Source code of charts
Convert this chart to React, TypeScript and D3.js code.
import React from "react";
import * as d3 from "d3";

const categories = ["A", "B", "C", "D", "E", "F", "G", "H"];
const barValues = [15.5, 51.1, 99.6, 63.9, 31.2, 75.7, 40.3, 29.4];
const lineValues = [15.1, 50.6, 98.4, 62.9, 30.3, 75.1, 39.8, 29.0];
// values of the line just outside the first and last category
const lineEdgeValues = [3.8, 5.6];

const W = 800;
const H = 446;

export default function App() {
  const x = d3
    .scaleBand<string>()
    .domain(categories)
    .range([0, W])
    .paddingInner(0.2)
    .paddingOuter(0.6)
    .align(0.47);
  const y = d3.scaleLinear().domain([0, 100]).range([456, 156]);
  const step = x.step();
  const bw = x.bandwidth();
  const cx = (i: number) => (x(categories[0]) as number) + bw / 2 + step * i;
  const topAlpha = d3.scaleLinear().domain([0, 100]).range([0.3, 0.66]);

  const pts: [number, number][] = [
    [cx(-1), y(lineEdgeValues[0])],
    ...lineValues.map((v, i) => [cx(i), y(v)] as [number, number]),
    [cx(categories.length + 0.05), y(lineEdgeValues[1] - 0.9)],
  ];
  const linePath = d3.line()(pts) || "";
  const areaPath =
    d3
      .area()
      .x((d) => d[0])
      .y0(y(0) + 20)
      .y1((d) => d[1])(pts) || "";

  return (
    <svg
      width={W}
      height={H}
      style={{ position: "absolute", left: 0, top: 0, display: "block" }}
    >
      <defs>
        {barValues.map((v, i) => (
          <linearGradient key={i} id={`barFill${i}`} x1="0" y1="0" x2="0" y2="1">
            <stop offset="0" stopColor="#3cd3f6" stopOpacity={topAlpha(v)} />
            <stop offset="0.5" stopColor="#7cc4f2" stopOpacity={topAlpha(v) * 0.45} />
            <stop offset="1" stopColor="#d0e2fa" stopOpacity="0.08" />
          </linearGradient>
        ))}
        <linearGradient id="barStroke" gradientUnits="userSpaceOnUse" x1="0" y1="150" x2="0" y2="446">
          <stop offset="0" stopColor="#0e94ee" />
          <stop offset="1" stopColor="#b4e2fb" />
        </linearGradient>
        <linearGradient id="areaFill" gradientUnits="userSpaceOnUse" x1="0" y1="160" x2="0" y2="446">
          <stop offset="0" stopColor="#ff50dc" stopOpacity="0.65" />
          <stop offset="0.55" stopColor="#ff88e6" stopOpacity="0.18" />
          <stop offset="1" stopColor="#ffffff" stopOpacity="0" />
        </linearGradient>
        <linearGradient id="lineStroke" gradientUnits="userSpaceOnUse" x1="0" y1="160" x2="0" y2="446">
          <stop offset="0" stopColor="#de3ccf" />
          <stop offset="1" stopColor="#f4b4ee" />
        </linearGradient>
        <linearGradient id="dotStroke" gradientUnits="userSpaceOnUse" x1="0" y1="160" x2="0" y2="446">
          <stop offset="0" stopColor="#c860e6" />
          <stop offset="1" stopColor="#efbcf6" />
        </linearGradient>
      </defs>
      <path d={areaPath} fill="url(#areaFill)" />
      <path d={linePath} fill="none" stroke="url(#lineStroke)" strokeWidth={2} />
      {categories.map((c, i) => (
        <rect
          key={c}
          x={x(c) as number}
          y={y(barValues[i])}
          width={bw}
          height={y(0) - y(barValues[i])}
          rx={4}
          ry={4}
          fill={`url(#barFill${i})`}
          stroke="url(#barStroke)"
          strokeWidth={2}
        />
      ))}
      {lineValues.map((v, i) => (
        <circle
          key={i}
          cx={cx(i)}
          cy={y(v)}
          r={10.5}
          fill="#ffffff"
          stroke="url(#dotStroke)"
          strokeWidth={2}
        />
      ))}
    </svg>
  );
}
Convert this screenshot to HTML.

What needs to be done — Set down the entries above again, word for word.

Response to the exercise —
Convert this chart to React, TypeScript and D3.js code.
import React from "react";
import * as d3 from "d3";

const categories = ["A", "B", "C", "D", "E", "F", "G", "H"];
const barValues = [15.5, 51.1, 99.6, 63.9, 31.2, 75.7, 40.3, 29.4];
const lineValues = [15.1, 50.6, 98.4, 62.9, 30.3, 75.1, 39.8, 29.0];
// values of the line just outside the first and last category
const lineEdgeValues = [3.8, 5.6];

const W = 800;
const H = 446;

export default function App() {
  const x = d3
    .scaleBand<string>()
    .domain(categories)
    .range([0, W])
    .paddingInner(0.2)
    .paddingOuter(0.6)
    .align(0.47);
  const y = d3.scaleLinear().domain([0, 100]).range([456, 156]);
  const step = x.step();
  const bw = x.bandwidth();
  const cx = (i: number) => (x(categories[0]) as number) + bw / 2 + step * i;
  const topAlpha = d3.scaleLinear().domain([0, 100]).range([0.3, 0.66]);

  const pts: [number, number][] = [
    [cx(-1), y(lineEdgeValues[0])],
    ...lineValues.map((v, i) => [cx(i), y(v)] as [number, number]),
    [cx(categories.length + 0.05), y(lineEdgeValues[1] - 0.9)],
  ];
  const linePath = d3.line()(pts) || "";
  const areaPath =
    d3
      .area()
      .x((d) => d[0])
      .y0(y(0) + 20)
      .y1((d) => d[1])(pts) || "";

  return (
    <svg
      width={W}
      height={H}
      style={{ position: "absolute", left: 0, top: 0, display: "block" }}
    >
      <defs>
        {barValues.map((v, i) => (
          <linearGradient key={i} id={`barFill${i}`} x1="0" y1="0" x2="0" y2="1">
            <stop offset="0" stopColor="#3cd3f6" stopOpacity={topAlpha(v)} />
            <stop offset="0.5" stopColor="#7cc4f2" stopOpacity={topAlpha(v) * 0.45} />
            <stop offset="1" stopColor="#d0e2fa" stopOpacity="0.08" />
          </linearGradient>
        ))}
        <linearGradient id="barStroke" gradientUnits="userSpaceOnUse" x1="0" y1="150" x2="0" y2="446">
          <stop offset="0" stopColor="#0e94ee" />
          <stop offset="1" stopColor="#b4e2fb" />
        </linearGradient>
        <linearGradient id="areaFill" gradientUnits="userSpaceOnUse" x1="0" y1="160" x2="0" y2="446">
          <stop offset="0" stopColor="#ff50dc" stopOpacity="0.65" />
          <stop offset="0.55" stopColor="#ff88e6" stopOpacity="0.18" />
          <stop offset="1" stopColor="#ffffff" stopOpacity="0" />
        </linearGradient>
        <linearGradient id="lineStroke" gradientUnits="userSpaceOnUse" x1="0" y1="160" x2="0" y2="446">
          <stop offset="0" stopColor="#de3ccf" />
          <stop offset="1" stopColor="#f4b4ee" />
        </linearGradient>
        <linearGradient id="dotStroke" gradientUnits="userSpaceOnUse" x1="0" y1="160" x2="0" y2="446">
          <stop offset="0" stopColor="#c860e6" />
          <stop offset="1" stopColor="#efbcf6" />
        </linearGradient>
      </defs>
      <path d={areaPath} fill="url(#areaFill)" />
      <path d={linePath} fill="none" stroke="url(#lineStroke)" strokeWidth={2} />
      {categories.map((c, i) => (
        <rect
          key={c}
          x={x(c) as number}
          y={y(barValues[i])}
          width={bw}
          height={y(0) - y(barValues[i])}
          rx={4}
          ry={4}
          fill={`url(#barFill${i})`}
          stroke="url(#barStroke)"
          strokeWidth={2}
        />
      ))}
      {lineValues.map((v, i) => (
        <circle
          key={i}
          cx={cx(i)}
          cy={y(v)}
          r={10.5}
          fill="#ffffff"
          stroke="url(#dotStroke)"
          strokeWidth={2}
        />
      ))}
    </svg>
  );
}
Convert this screenshot to HTML.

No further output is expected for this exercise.